Ein klassischer Wirtschaftsflüchtling
Vielleicht sollte man besser das Augenmerk auf die Herkunft des späteren Attentäters richten. Anis Amri stammte aus einer ärmlichen Familie im Norden Tunesiens und hatte insgesamt sieben Geschwister. Der Vater war Landarbeiter und musste mithin acht Kinder versorgen. Damit ist erst einmal nichts über den späteren Weg des einen Sohnes in die Kriminalität gesagt. Aber sehr viel darüber, warum Anis Amri vor sechs Jahren überhaupt die Reise nach Europa antrat. Weder wurde er politisch verfolgt, noch herrschte in Tunesien Bürgerkrieg. Anis Amri kam als klassischer Wirtschaftsflüchtling in Italien an. Und das hat sehr viel mit dessen Familienverhältnissen zu tun, genauer gesagt mit den sieben Geschwistern.
In der Oktoberausgabe von Cicero hat Hartmut Dießenbacher, emeritierter Professor für demografische Bürgerkriegsforschung, den Zusammenhang zwischen Überbevölkerung, Gewalt und daraus resultierenden Migrationsbewegungen sehr klar beschrieben. Er betrifft praktisch alle Länder Nordafrikas und des Nahen und Mittleren Ostens – mit Ausnahmen wie etwa Iran, wo Ende der neunziger Jahre die Geburtenkontrolle vorangetrieben wurde. So lag die Zahl der Kinder pro gebärfähiger Frau in den neunziger Jahren in Tunesien bei durchschnittlich 3,6, in Libyen bei 6,5, in Algerien bei 5,0, in Ägypten bei 4,2, in Marokko bei 4,5, im Irak bei 6,7 und in Afghanistan bei 6,9.

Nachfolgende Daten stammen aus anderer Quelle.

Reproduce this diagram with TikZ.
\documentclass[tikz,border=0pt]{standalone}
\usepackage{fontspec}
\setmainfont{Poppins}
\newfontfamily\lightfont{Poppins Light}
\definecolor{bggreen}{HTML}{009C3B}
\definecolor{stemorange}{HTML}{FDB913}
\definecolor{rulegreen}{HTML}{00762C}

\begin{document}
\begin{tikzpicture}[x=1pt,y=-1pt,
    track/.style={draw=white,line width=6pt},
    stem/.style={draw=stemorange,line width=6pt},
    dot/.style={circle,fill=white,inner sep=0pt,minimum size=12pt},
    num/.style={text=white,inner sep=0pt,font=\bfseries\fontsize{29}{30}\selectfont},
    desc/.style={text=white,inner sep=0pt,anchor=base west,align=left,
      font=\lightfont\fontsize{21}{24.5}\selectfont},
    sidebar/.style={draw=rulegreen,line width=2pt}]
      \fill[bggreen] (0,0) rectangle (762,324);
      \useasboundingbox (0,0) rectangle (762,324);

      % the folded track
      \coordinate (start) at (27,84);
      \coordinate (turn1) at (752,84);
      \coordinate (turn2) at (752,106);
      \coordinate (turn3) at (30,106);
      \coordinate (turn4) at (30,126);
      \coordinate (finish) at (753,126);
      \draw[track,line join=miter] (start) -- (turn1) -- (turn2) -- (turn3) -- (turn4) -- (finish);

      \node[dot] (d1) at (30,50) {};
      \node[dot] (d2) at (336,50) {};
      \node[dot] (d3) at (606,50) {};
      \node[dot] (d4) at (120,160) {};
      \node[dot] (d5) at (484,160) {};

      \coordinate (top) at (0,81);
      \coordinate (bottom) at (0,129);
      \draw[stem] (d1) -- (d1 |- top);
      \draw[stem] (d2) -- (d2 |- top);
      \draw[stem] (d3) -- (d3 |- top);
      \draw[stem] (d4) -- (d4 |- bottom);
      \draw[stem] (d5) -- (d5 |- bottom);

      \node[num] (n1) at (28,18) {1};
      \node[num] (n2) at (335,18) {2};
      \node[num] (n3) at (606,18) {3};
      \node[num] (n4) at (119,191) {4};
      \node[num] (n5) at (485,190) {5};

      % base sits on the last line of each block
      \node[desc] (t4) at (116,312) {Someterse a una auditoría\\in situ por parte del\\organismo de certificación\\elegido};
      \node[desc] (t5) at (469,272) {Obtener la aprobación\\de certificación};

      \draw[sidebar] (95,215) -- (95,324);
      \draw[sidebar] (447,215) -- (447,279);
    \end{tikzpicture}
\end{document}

Bevölkerungszuwachs bei sinkendem Bruttosozialprodukt
Dieser drastische Bevölkerungszuwachs vollzog sich vor dem Hintergrund eines sinkenden Bruttosozialprodukts in 17 von 22 arabischen Staaten. Die Folge: Es wächst eine Generation heran, die ohne Aussicht auf Wohlstand oder gesellschaftliche Teilhabe ist. Sie bildet den Humus für jene Bürgerkriege, die als „arabischer Frühling“ begannen und nun ganze Regionen ins Chaos stürzen. Dießenbacher nennt die Migranten aus den betroffenen Ländern deshalb „Überbevölkerungsflüchtlinge“. Das ist übrigens keine Wertung, sondern eine Feststellung. Und Dießenbacher erinnert daran, dass 86 Prozent aller Flüchtlinge und 90 Prozent aller (fluchtauslösenden) Kriege ihren Ursprung haben in Ländern mit hohen Reproduktionsraten, die in keinem Verhältnis zur ökonomischen Entwicklung stehen.
Wenn man davon ausgeht, dass Radikalisierung und wirtschaftliche beziehungsweise gesellschaftliche Perspektivlosigkeit in einem Kausalzusammenhang stehen, wäre eine Geburtenkontrolle in den betroffenen Ländern mit Sicherheit die nachhaltigste Lösung, um der Gewalt, den Verteilungskämpfen und letztlich auch dem Terrorismus Herr zu werden. Natürlich wird auch das nicht alle Probleme lösen. Aber wer ständig davon redet, es müssten Fluchtursachen bekämpft werden, um die Flüchtlingskrise zu beenden, der wird diesen Aspekt nicht ausblenden können. Denn er ist eine der wichtigsten Wurzeln des Übels.